What is being asked:
Copy every line from the data below in which the string "draw" can be found.

Records supplied:

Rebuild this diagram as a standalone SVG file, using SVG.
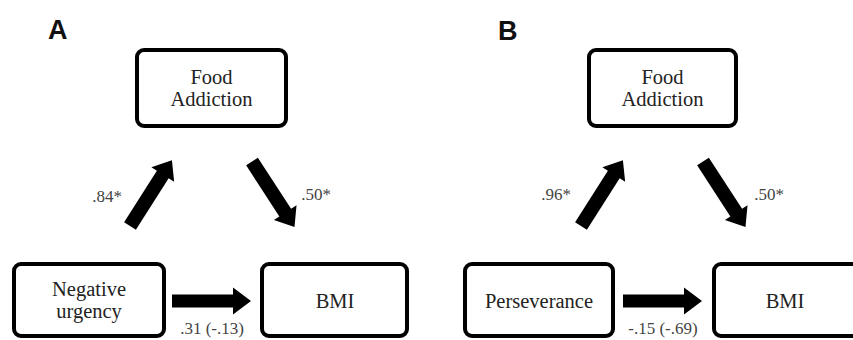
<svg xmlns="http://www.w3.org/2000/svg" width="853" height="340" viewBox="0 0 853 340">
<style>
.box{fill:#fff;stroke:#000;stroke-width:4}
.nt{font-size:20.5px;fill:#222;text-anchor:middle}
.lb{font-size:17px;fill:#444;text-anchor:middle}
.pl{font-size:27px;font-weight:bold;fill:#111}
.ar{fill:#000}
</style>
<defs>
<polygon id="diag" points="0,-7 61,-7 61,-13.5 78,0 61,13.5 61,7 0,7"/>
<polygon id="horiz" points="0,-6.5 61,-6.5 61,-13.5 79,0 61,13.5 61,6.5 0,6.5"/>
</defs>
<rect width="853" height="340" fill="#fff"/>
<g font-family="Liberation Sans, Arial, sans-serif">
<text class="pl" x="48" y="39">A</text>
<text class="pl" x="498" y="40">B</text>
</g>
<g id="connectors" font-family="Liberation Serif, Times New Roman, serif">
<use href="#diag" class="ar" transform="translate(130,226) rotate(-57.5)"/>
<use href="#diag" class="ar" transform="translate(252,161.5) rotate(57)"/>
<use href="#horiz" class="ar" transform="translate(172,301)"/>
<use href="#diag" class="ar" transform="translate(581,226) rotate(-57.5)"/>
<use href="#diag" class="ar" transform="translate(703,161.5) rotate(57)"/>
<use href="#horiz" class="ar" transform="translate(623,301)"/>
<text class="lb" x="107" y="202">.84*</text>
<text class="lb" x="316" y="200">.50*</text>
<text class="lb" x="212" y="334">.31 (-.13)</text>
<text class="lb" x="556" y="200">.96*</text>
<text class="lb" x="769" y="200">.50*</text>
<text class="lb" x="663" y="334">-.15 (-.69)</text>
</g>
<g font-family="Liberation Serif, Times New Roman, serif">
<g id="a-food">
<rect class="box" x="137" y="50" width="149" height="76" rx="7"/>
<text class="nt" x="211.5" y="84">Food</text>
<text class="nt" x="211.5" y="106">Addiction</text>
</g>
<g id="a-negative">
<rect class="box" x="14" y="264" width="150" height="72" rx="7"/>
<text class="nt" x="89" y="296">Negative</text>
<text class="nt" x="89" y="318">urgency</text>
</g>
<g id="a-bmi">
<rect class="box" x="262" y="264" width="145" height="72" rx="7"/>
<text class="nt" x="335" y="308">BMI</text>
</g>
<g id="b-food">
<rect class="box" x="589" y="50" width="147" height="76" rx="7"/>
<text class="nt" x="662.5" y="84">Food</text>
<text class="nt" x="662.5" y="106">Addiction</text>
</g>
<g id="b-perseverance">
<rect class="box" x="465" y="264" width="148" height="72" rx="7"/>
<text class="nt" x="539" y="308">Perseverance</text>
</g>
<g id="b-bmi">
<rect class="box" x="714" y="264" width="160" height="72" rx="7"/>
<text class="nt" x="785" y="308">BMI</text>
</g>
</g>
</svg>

==

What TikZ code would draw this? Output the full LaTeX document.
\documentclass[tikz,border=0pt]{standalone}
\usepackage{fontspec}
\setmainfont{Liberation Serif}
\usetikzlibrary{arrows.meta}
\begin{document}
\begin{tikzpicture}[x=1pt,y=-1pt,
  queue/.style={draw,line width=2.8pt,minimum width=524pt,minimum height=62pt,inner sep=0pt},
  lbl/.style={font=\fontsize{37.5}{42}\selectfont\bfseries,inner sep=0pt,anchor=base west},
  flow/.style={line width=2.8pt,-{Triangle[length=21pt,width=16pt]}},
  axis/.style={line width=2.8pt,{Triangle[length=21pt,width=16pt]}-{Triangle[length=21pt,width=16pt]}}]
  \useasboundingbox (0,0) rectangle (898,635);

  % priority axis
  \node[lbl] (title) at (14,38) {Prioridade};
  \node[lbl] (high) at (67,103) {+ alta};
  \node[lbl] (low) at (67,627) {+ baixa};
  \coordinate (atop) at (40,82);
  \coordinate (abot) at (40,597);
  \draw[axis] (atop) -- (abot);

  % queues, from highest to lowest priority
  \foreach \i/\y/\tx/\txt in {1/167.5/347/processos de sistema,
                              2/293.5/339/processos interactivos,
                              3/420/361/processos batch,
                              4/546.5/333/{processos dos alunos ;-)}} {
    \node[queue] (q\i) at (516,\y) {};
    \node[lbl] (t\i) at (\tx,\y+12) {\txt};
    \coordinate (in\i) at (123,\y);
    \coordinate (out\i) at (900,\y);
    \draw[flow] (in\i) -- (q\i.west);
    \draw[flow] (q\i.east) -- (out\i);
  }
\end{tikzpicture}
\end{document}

Solution:
What TikZ code would draw this? Output the full LaTeX document.
  queue/.style={draw,line width=2.8pt,minimum width=524pt,minimum height=62pt,inner sep=0pt},
  \draw[axis] (atop) -- (abot);
    \draw[flow] (in\i) -- (q\i.west);
    \draw[flow] (q\i.east) -- (out\i);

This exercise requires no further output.